[SciPy-user] A first proposal for dataset organization

Wed Sep 19 13:22:19 EDT 2007

David Huard wrote:
> Hi Anne,
> 
> 2007/9/19, Anne Archibald <peridot.faceted at gmail.com
> <mailto:peridot.faceted at gmail.com>>:
> 
>     On 18/09/2007, David Huard <david.huard at gmail.com
>     <mailto:david.huard at gmail.com>> wrote:
> 
>     > For large data sets, I'm not sure I understand what you're
>     meaning. Do you
>     > intend to include netcdf or HDF5 files and provide an interface to
>     access
>     > those data sets so users don't have to bother about the underlying
>     engine ?
>     > Do we really want to distribute a package weighting > 1GB ?
> 
>     One of the points of this project, as I understand it, is to make it
>     convenient for people to get and use real datasets. In particular, one
>     possibility is to not include the data in this package, but instead
>     only a script to download it from (say) the HEASARC. Thus big datasets
>     are not outrageous, and more to the point, we need to be able to deal
>     with them whatever form they are in natively.
> 
> 
> My understanding was rather :
> " ... to make it convenient for people to get and use real datasets for
> use in SciPy and NumPy examples, documentation and tutorials. " This
> limits the scope of the dataset package, at least for starters. If some
> tutorial deals with larger than memory issues, then using a specialized
> binary format makes sense. However, I think that pretty basic datasets
> can illustrate the use of most SciPy and NumPy functions.

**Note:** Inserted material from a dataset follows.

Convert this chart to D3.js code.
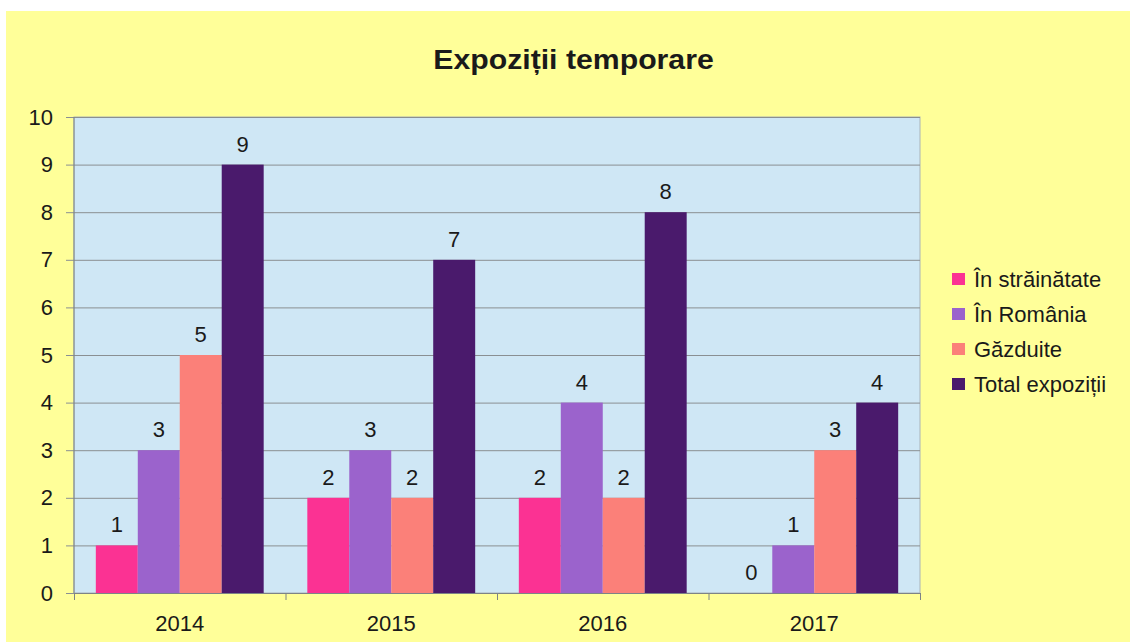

That's an important use case, certainly, but I had in mind uses cases like the
one Anne gave, too, when I suggested parts of the design that David implemented.
The scope is still fairly broad.

-- 
Robert Kern

"I have come to believe that the whole world is an enigma, a harmless enigma
 that is made terrible by our own mad attempt to interpret it as though it had
 an underlying truth."
  -- Umberto Eco